(Records with drawing code)
..........

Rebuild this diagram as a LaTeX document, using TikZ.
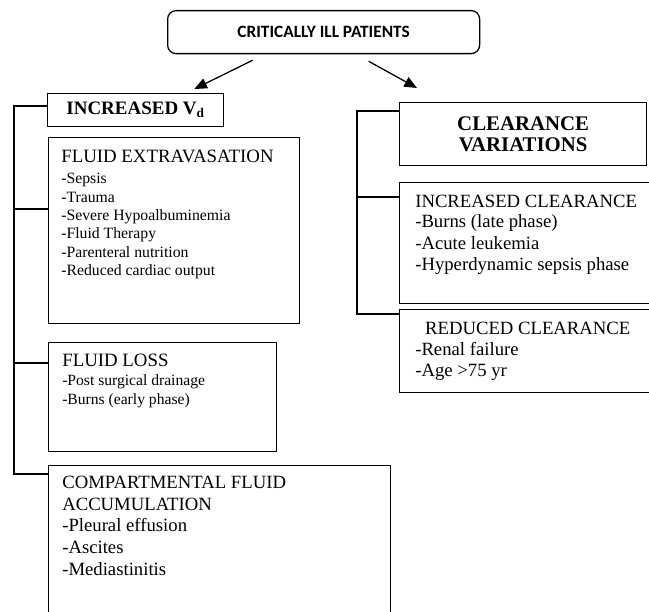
\documentclass[tikz,border=0pt]{standalone}
\usepackage{fontspec}
\setmainfont{Liberation Serif}
\newfontfamily\calfont{Carlito}
\usetikzlibrary{arrows.meta}
\newlength\pxu
\setlength\pxu{0.025cm}
\tikzset{
  box/.style={draw, line width=0.9pt, inner sep=0pt, anchor=north west},
  txt/.style={inner sep=0pt, align=left, anchor=base west},
  conn/.style={line width=0.9pt},
  arr/.style={line width=0.9pt, -{Triangle[length=9pt,width=7.5pt]}},
}

\begin{document}
\begin{tikzpicture}[x=0.025cm, y=-0.025cm]
\useasboundingbox (0,0) rectangle (649,611);

% boxes
\node[box, rounded corners=6pt, minimum width=312\pxu, minimum height=43\pxu,
      font=\calfont\bfseries\fontsize{12.3}{14}\selectfont] (top) at (167,10) {CRITICALLY ILL PATIENTS};
\node[box, minimum width=176\pxu, minimum height=33\pxu,
      font=\bfseries\fontsize{13.5}{15}\selectfont] (incvd) at (47,93) {INCREASED V\textsubscript{d}};
\node[box, minimum width=251\pxu, minimum height=186\pxu] (fext) at (48,137) {};
\node[box, minimum width=228\pxu, minimum height=109\pxu] (floss) at (48,342) {};
\node[box, minimum width=342\pxu, minimum height=200\pxu] (comp) at (48,465) {};
\node[box, minimum width=247\pxu, minimum height=63\pxu, align=center,
      font=\bfseries\fontsize{14.8}{15}\selectfont] (clvar) at (399,102) {CLEARANCE\\VARIATIONS};
\node[box, minimum width=270\pxu, minimum height=121\pxu] (inccl) at (399,182) {};
\node[box, minimum width=270\pxu, minimum height=83\pxu] (redcl) at (399,309) {};

% texts (anchored at the baseline of the last line)
\node[txt, font=\fontsize{11.2}{13.1}\selectfont] (fexttxt) at ([shift={(13,138.7)}]fext.north west)
  {{\fontsize{13.4}{15}\selectfont FLUID EXTRAVASATION}\\[1.8pt]
   -Sepsis\\ -Trauma\\ -Severe Hypoalbuminemia\\ -Fluid Therapy\\
   -Parenteral nutrition\\ -Reduced cardiac output};
\node[txt, font=\fontsize{11.1}{13.5}\selectfont] (flosstxt) at ([shift={(14,62)}]floss.north west)
  {{\fontsize{13.4}{15}\selectfont FLUID LOSS}\\
   -Post surgical drainage\\ -Burns (early phase)};
\node[txt, font=\fontsize{13.3}{15.3}\selectfont] (comptxt) at ([shift={(14,110)}]comp.north west)
  {COMPARTMENTAL FLUID\\ ACCUMULATION\\ -Pleural effusion\\ -Ascites\\ -Mediastinitis};
\node[txt, font=\fontsize{13.3}{15.2}\selectfont] (inccltxt) at ([shift={(16,88.7)}]inccl.north west)
  {INCREASED CLEARANCE\\[-1pt] -Burns (late phase)\\ -Acute leukemia\\ -Hyperdynamic sepsis phase};
\node[txt, font=\fontsize{13.3}{15.1}\selectfont] (redcltxt) at ([shift={(16,67.7)}]redcl.north west)
  {\hspace*{7pt}REDUCED CLEARANCE\\ -Renal failure\\ -Age >75 yr};

% arrows
\draw[arr] ([shift={(-71,6)}]top.south) -- ([shift={(-30,-4)}]incvd.north east);
\draw[arr] ([shift={(45,7)}]top.south) -- ([shift={(18,-14)}]clvar.north west);

% left bracket
\coordinate (lb1) at (14,106);
\coordinate (lb2) at (14,209);
\coordinate (lb3) at (14,363);
\coordinate (lb4) at (14,474);
\draw[conn] (incvd.west |- lb1) -- (lb1) -- (lb4) -- (comp.west |- lb4);
\draw[conn] (lb2) -- (fext.west |- lb2);
\draw[conn] (lb3) -- (floss.west |- lb3);

% right bracket
\coordinate (rb1) at (357,111);
\coordinate (rb2) at (357,197);
\coordinate (rb3) at (357,314);
\draw[conn] (clvar.west |- rb1) -- (rb1) -- (rb3) -- (redcl.west |- rb3);
\draw[conn] (rb2) -- (inccl.west |- rb2);
\end{tikzpicture}
\end{document}
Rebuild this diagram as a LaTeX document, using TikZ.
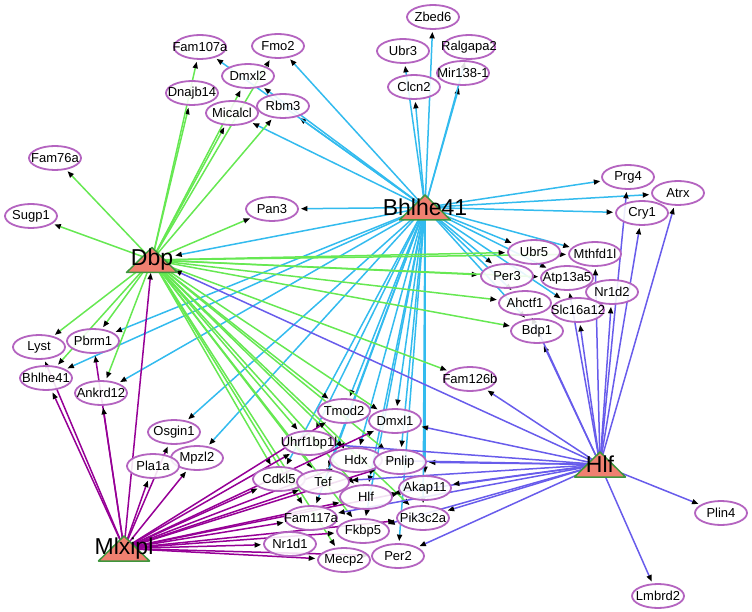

..........

Job ▸ Exactly reproduce the entries above, minus the pictures.

Written answer ▸
Rebuild this diagram as a LaTeX document, using TikZ.
\documentclass[tikz,border=0pt]{standalone}
\usepackage{fontspec}
\setmainfont{Liberation Serif}
\newfontfamily\calfont{Carlito}
\usetikzlibrary{arrows.meta}
\newlength\pxu
\setlength\pxu{0.025cm}
\tikzset{
  box/.style={draw, line width=0.9pt, inner sep=0pt, anchor=north west},
  txt/.style={inner sep=0pt, align=left, anchor=base west},
  conn/.style={line width=0.9pt},
  arr/.style={line width=0.9pt, -{Triangle[length=9pt,width=7.5pt]}},
}

\begin{document}
\begin{tikzpicture}[x=0.025cm, y=-0.025cm]
\useasboundingbox (0,0) rectangle (649,611);

% boxes
\node[box, rounded corners=6pt, minimum width=312\pxu, minimum height=43\pxu,
      font=\calfont\bfseries\fontsize{12.3}{14}\selectfont] (top) at (167,10) {CRITICALLY ILL PATIENTS};
\node[box, minimum width=176\pxu, minimum height=33\pxu,
      font=\bfseries\fontsize{13.5}{15}\selectfont] (incvd) at (47,93) {INCREASED V\textsubscript{d}};
\node[box, minimum width=251\pxu, minimum height=186\pxu] (fext) at (48,137) {};
\node[box, minimum width=228\pxu, minimum height=109\pxu] (floss) at (48,342) {};
\node[box, minimum width=342\pxu, minimum height=200\pxu] (comp) at (48,465) {};
\node[box, minimum width=247\pxu, minimum height=63\pxu, align=center,
      font=\bfseries\fontsize{14.8}{15}\selectfont] (clvar) at (399,102) {CLEARANCE\\VARIATIONS};
\node[box, minimum width=270\pxu, minimum height=121\pxu] (inccl) at (399,182) {};
\node[box, minimum width=270\pxu, minimum height=83\pxu] (redcl) at (399,309) {};

% texts (anchored at the baseline of the last line)
\node[txt, font=\fontsize{11.2}{13.1}\selectfont] (fexttxt) at ([shift={(13,138.7)}]fext.north west)
  {{\fontsize{13.4}{15}\selectfont FLUID EXTRAVASATION}\\[1.8pt]
   -Sepsis\\ -Trauma\\ -Severe Hypoalbuminemia\\ -Fluid Therapy\\
   -Parenteral nutrition\\ -Reduced cardiac output};
\node[txt, font=\fontsize{11.1}{13.5}\selectfont] (flosstxt) at ([shift={(14,62)}]floss.north west)
  {{\fontsize{13.4}{15}\selectfont FLUID LOSS}\\
   -Post surgical drainage\\ -Burns (early phase)};
\node[txt, font=\fontsize{13.3}{15.3}\selectfont] (comptxt) at ([shift={(14,110)}]comp.north west)
  {COMPARTMENTAL FLUID\\ ACCUMULATION\\ -Pleural effusion\\ -Ascites\\ -Mediastinitis};
\node[txt, font=\fontsize{13.3}{15.2}\selectfont] (inccltxt) at ([shift={(16,88.7)}]inccl.north west)
  {INCREASED CLEARANCE\\[-1pt] -Burns (late phase)\\ -Acute leukemia\\ -Hyperdynamic sepsis phase};
\node[txt, font=\fontsize{13.3}{15.1}\selectfont] (redcltxt) at ([shift={(16,67.7)}]redcl.north west)
  {\hspace*{7pt}REDUCED CLEARANCE\\ -Renal failure\\ -Age >75 yr};

% arrows
\draw[arr] ([shift={(-71,6)}]top.south) -- ([shift={(-30,-4)}]incvd.north east);
\draw[arr] ([shift={(45,7)}]top.south) -- ([shift={(18,-14)}]clvar.north west);

% left bracket
\coordinate (lb1) at (14,106);
\coordinate (lb2) at (14,209);
\coordinate (lb3) at (14,363);
\coordinate (lb4) at (14,474);
\draw[conn] (incvd.west |- lb1) -- (lb1) -- (lb4) -- (comp.west |- lb4);
\draw[conn] (lb2) -- (fext.west |- lb2);
\draw[conn] (lb3) -- (floss.west |- lb3);

% right bracket
\coordinate (rb1) at (357,111);
\coordinate (rb2) at (357,197);
\coordinate (rb3) at (357,314);
\draw[conn] (clvar.west |- rb1) -- (rb1) -- (rb3) -- (redcl.west |- rb3);
\draw[conn] (rb2) -- (inccl.west |- rb2);
\end{tikzpicture}
\end{document}
Rebuild this diagram as a LaTeX document, using TikZ.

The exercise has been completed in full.